The bakery, already a cult favorite for its orange-blossom cardamom buns and sourdough boules, has been trying to land a brick-and-mortar home for far too long. The fact that "years of delays" is treated as a normal part of opening a bakery — not a nuclear reactor, not a skyscraper, a place that sells bread — tells you everything you need to know about doing business in this city.

But let's not dwell on the dysfunction. Let's celebrate the win.

SoMa needs this. The neighborhood has been bleeding retail and food options for years, with empty storefronts outnumbering open ones on certain blocks. Every new business that plants a flag is a small vote of confidence in the area's future. And Saltwater isn't some venture-backed ghost kitchen or app-only concept — it's a real bakeshop with a real space where real people can walk in, sit down, and buy a pastry. Novel concept, we know.
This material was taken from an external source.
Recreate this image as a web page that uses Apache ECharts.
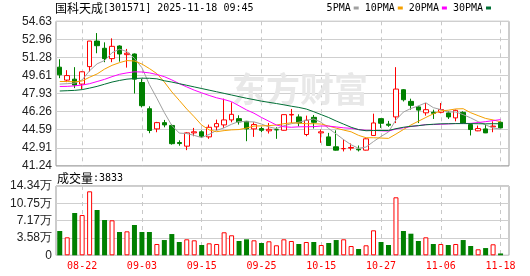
<!DOCTYPE html>
<html><head><meta charset="utf-8">
<script src="https://cdn.jsdelivr.net/npm/echarts@6/dist/echarts.min.js"></script>
<style>html,body{margin:0;padding:0;background:#fff}#c{width:530px;height:276px}</style>
</head><body><div id="c"></div>
<script>
const stockName = '国科天成';
const stockCode = '301571';
const timeStamp = '2025-11-18 09:45';
const dates = ['08-19','08-20','08-21','08-22','08-25','08-26','08-27','08-28','08-29','09-01','09-02','09-03','09-04','09-05','09-08','09-09','09-10','09-11','09-12','09-15','09-16','09-17','09-18','09-19','09-22','09-23','09-24','09-25','09-26','09-29','09-30','10-09','10-10','10-13','10-14','10-15','10-16','10-17','10-20','10-21','10-22','10-23','10-24','10-27','10-28','10-29','10-30','10-31','11-03','11-04','11-05','11-06','11-07','11-10','11-11','11-12','11-13','11-14','11-17','11-18'];
const opens = [50.38,49.18,49.27,48.81,50.43,52.80,52.13,51.17,52.34,51.54,51.60,48.96,46.53,44.66,45.24,44.98,43.40,43.06,44.29,44.39,43.92,44.85,45.03,45.49,45.61,45.36,44.66,44.69,44.48,44.58,44.53,45.95,45.77,44.14,45.73,44.29,43.92,43.00,42.83,42.88,42.78,42.69,44.05,45.61,45.10,45.77,48.29,47.21,46.70,46.15,46.20,46.20,46.14,45.68,46.19,45.06,44.48,44.66,44.85,45.27];
const closes = [49.67,49.60,48.72,49.95,52.80,52.37,51.17,52.31,51.60,51.67,49.27,46.81,44.51,45.24,45.03,43.29,43.30,44.29,44.39,43.98,44.81,45.15,45.49,46.01,45.31,44.66,45.06,44.53,44.62,44.58,45.98,46.00,45.21,45.46,45.27,44.39,43.12,42.69,42.83,42.94,42.72,43.74,45.21,45.18,45.00,48.35,47.36,46.84,46.40,46.44,46.10,46.45,45.77,46.38,45.21,44.60,44.69,44.29,44.92,44.75];
const lows = [49.36,48.99,48.44,48.35,49.97,51.67,50.84,50.84,50.89,50.34,47.94,46.65,44.26,44.35,44.81,43.20,43.10,42.69,43.98,43.83,43.74,44.53,44.75,45.27,45.06,43.52,43.92,44.35,44.23,43.74,44.50,45.21,44.90,43.98,44.69,43.37,43.10,42.65,42.57,42.66,42.57,42.66,44.00,44.75,44.85,45.20,47.20,46.44,45.20,45.89,45.58,46.10,45.58,45.36,45.20,44.05,44.45,44.27,44.35,44.72];
const highs = [51.12,50.10,50.38,50.00,52.80,53.54,52.68,53.05,52.40,52.07,51.65,49.30,46.75,45.31,45.49,45.10,43.60,44.35,44.75,44.53,45.06,45.52,47.46,47.12,45.92,45.40,45.27,44.85,45.20,44.81,46.00,46.51,46.01,45.89,45.95,44.60,44.29,44.53,43.68,43.31,43.12,43.80,46.07,45.64,45.40,50.38,48.35,47.46,46.80,47.06,46.44,47.06,46.29,46.45,46.29,45.21,44.97,45.06,45.36,45.36];
const volumes = [50300,37200,87500,83400,132400,93700,73000,72400,48200,49600,62700,48200,48200,23400,31600,44000,27500,33100,31000,21300,24800,23400,47600,41400,29600,33100,31000,25400,29000,20700,33100,29600,23400,27500,27500,21300,25400,31600,33100,19200,13000,20700,51700,27500,21300,120000,50300,44700,29600,37200,23400,23400,21300,23400,31600,19200,12400,15000,22800,3833];
const ma5 = [48.81,48.85,48.90,49.20,50.05,50.69,51.00,51.72,52.05,51.82,51.20,50.33,48.77,47.50,46.17,44.98,44.27,44.23,44.06,43.85,44.15,44.52,44.76,45.09,45.35,45.32,45.31,45.11,44.84,44.69,44.95,45.14,45.28,45.45,45.58,45.27,44.69,44.19,43.66,43.19,42.86,42.98,43.49,43.96,44.37,45.50,46.22,46.55,46.79,47.08,46.63,46.45,46.23,46.23,45.98,45.68,45.33,45.03,44.74,44.65];
const ma10 = [49.05,49.05,49.02,49.10,49.45,49.75,50.20,50.55,50.80,50.99,50.95,50.67,50.25,49.78,49.00,48.09,47.30,46.50,45.78,45.01,44.57,44.40,44.50,44.57,44.60,44.74,44.92,44.94,44.96,45.02,45.14,45.22,45.20,45.14,45.14,45.11,44.92,44.73,44.55,44.39,44.06,43.84,43.84,43.81,43.78,44.18,44.60,45.02,45.37,45.72,46.06,46.33,46.39,46.51,46.53,46.16,45.89,45.63,45.49,45.32];
const ma20 = [48.59,48.60,48.65,48.72,48.85,49.05,49.25,49.50,49.72,49.85,49.95,49.93,49.85,49.70,49.50,49.20,48.85,48.55,48.25,48.00,47.76,47.54,47.38,47.18,46.80,46.42,46.11,45.72,45.37,45.02,44.86,44.81,44.85,44.86,44.87,44.93,44.92,44.84,44.76,44.71,44.60,44.53,44.52,44.48,44.46,44.65,44.76,44.88,44.96,45.06,45.06,45.09,45.12,45.16,45.16,45.17,45.25,45.33,45.43,45.52];
const ma30 = [48.17,48.20,48.23,48.30,48.44,48.60,48.80,49.00,49.15,49.27,49.33,49.36,49.35,49.30,49.12,49.00,48.85,48.70,48.55,48.40,48.25,48.10,47.95,47.80,47.65,47.50,47.37,47.23,47.12,47.01,46.89,46.76,46.65,46.50,46.25,45.98,45.71,45.39,45.10,44.81,44.59,44.49,44.51,44.51,44.51,44.68,44.81,44.90,44.96,45.04,45.09,45.13,45.14,45.15,45.15,45.15,45.14,45.13,45.14,45.14];
const priceTicks = [41.24,42.91,44.59,46.26,47.93,49.61,51.28,52.96,54.63];
const volTicks = [0,35850,71700,107550,143400];
const volTickLabels = ['0','3.58万','7.17万','10.75万','14.34万'];
const maNames = ['5PMA','10PMA','20PMA','30PMA'];

const MONO = 'DejaVu Sans Mono';
const CJK = 'Noto Sans CJK SC';
const SANS = 'Liberation Sans';
const UP = '#ff0000', DOWN = '#008000';
const maColors = ['#a0a0a0','#f5a000','#ff00ff','#006f35'];

const candleData = dates.map((d, i) => [opens[i], closes[i], lows[i], highs[i]]);
const isUp = i => closes[i] >= opens[i];
const volUp = volumes.map((v, i) => isUp(i) ? v : '-');
const volDown = volumes.map((v, i) => isUp(i) ? '-' : v);
const maData = [ma5, ma10, ma20, ma30];

const L = 56, PW = 448.3, FW = 453, PT = 21.3, PH = 144.5, VT = 186, VH = 69.3;
const vSplit = {
  show: true, alignWithLabel: true,
  interval: (i) => i % 8 === 3,
  lineStyle: { color: '#c8c8c8', type: [4, 4], width: 1 }
};
const nearestIdx = (arr, v) => {
  let b = 0;
  arr.forEach((t, k) => { if (Math.abs(t - v) < Math.abs(arr[b] - v)) b = k; });
  return b;
};
const richText = {
  a: { fontFamily: CJK, fontSize: 12, color: '#000', fontWeight: 'normal' },
  b: { fontFamily: MONO, fontSize: 10, color: '#000', fontWeight: 'normal' }
};

const chart = echarts.init(document.getElementById('c'), null, { renderer: 'canvas' });
chart.setOption({
  animation: false,
  backgroundColor: '#fff',
  title: [
    {
      left: 55, top: 2, padding: 0,
      text: '{a|' + stockName + '}{b|[' + stockCode + '] ' + timeStamp + '}',
      textStyle: { fontWeight: 'normal', rich: richText }
    },
    {
      left: 57, top: 172, padding: 0,
      text: '{a|成交量}{b|:' + volumes[volumes.length - 1] + '}',
      textStyle: { fontWeight: 'normal', rich: richText }
    }
  ],
  legend: {
    data: maNames, right: 39, top: 3, padding: 0,
    icon: 'rect', itemWidth: 5, itemHeight: 3, itemGap: 6, align: 'right',
    selectedMode: false,
    textStyle: { fontFamily: MONO, fontSize: 10, color: '#000', padding: [0, -2, 0, 0] }
  },
  graphic: [{
    type: 'text', left: 232, top: 72, z: 1, silent: true,
    style: { text: '东方财富', font: 'bold 34px "Noto Sans CJK SC"', fill: '#e8e8e8' }
  }],
  grid: [
    { left: L, top: PT, width: PW, height: PH },
    { left: L, top: VT, width: PW, height: VH },
    { left: L, top: PT, width: FW, height: PH, show: true, borderColor: '#999', borderWidth: 1, backgroundColor: 'transparent' },
    { left: L, top: VT, width: FW, height: VH, show: true, borderColor: '#999', borderWidth: 1, backgroundColor: 'transparent' }
  ],
  xAxis: [
    { type: 'category', gridIndex: 0, data: dates, boundaryGap: true,
      axisLine: { show: false }, axisTick: { show: false }, axisLabel: { show: false }, splitLine: vSplit },
    { type: 'category', gridIndex: 1, data: dates, boundaryGap: true,
      axisLine: { show: false }, axisTick: { show: false },
      axisLabel: { interval: (i) => i % 8 === 3, color: UP, fontFamily: MONO, fontSize: 10, margin: 6 },
      splitLine: vSplit },
    { type: 'value', gridIndex: 2, show: false, min: 0, max: 1 },
    { type: 'value', gridIndex: 3, show: false, min: 0, max: 1 }
  ],
  yAxis: [
    { type: 'value', gridIndex: 0, min: priceTicks[0], max: priceTicks[priceTicks.length - 1], show: false, splitLine: { show: false } },
    { type: 'value', gridIndex: 1, min: 0, max: volTicks[volTicks.length - 1], show: false, splitLine: { show: false } },
    { type: 'value', gridIndex: 2, min: priceTicks[0], max: priceTicks[priceTicks.length - 1],
      axisLine: { show: false },
      axisTick: { show: false, customValues: priceTicks },
      axisLabel: { customValues: priceTicks, formatter: v => priceTicks[nearestIdx(priceTicks, v)].toFixed(2),
        fontFamily: SANS, fontSize: 12, color: '#222', margin: 4 },
      splitLine: { show: true, lineStyle: { color: '#cfcfcf', width: 1 } } },
    { type: 'value', gridIndex: 3, min: 0, max: volTicks[volTicks.length - 1], interval: volTicks[1],
      axisLine: { show: false }, axisTick: { show: false },
      axisLabel: { formatter: v => volTickLabels[nearestIdx(volTicks, v)],
        fontFamily: SANS, fontSize: 12, color: '#222', margin: 4 },
      splitLine: { show: true, lineStyle: { color: '#cfcfcf', width: 1 } } }
  ],
  series: [
    { type: 'candlestick', name: 'K', xAxisIndex: 0, yAxisIndex: 0, data: candleData, barWidth: 5,
      itemStyle: { color: '#fff', color0: DOWN, borderColor: UP, borderColor0: DOWN, borderWidth: 1 } },
    ...maNames.map((n, k) => ({
      type: 'line', name: n, xAxisIndex: 0, yAxisIndex: 0, data: maData[k],
      symbol: 'none', showSymbol: false, smooth: false, z: 3,
      lineStyle: { color: maColors[k], width: 1 }, itemStyle: { color: maColors[k] }
    })),
    { type: 'bar', name: 'volUp', xAxisIndex: 1, yAxisIndex: 1, stack: 'vol', data: volUp, barWidth: 5,
      itemStyle: { color: '#fff', borderColor: UP, borderWidth: 1 } },
    { type: 'bar', name: 'volDown', xAxisIndex: 1, yAxisIndex: 1, stack: 'vol', data: volDown, barWidth: 5,
      itemStyle: { color: DOWN } }
  ]
});
</script></body></html>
The massive café format is encouraging too. This isn't a timid soft launch or a pop-up testing the waters. Saltwater is going big, which suggests the owners see enough demand — and enough reason to bet on San Francisco — to commit serious capital. That kind of private investment does more for neighborhood revitalization than any city-funded "activation program" ever could.

So here's our unsolicited advice to City Hall: take note of what Saltwater went through to get here, and ask yourself why it took years instead of months. Then maybe fix that, so the next bakery doesn't have to run a bureaucratic marathon just to sell sourdough.

In the meantime, go buy a cardamom bun. Support the businesses brave enough to open in SF.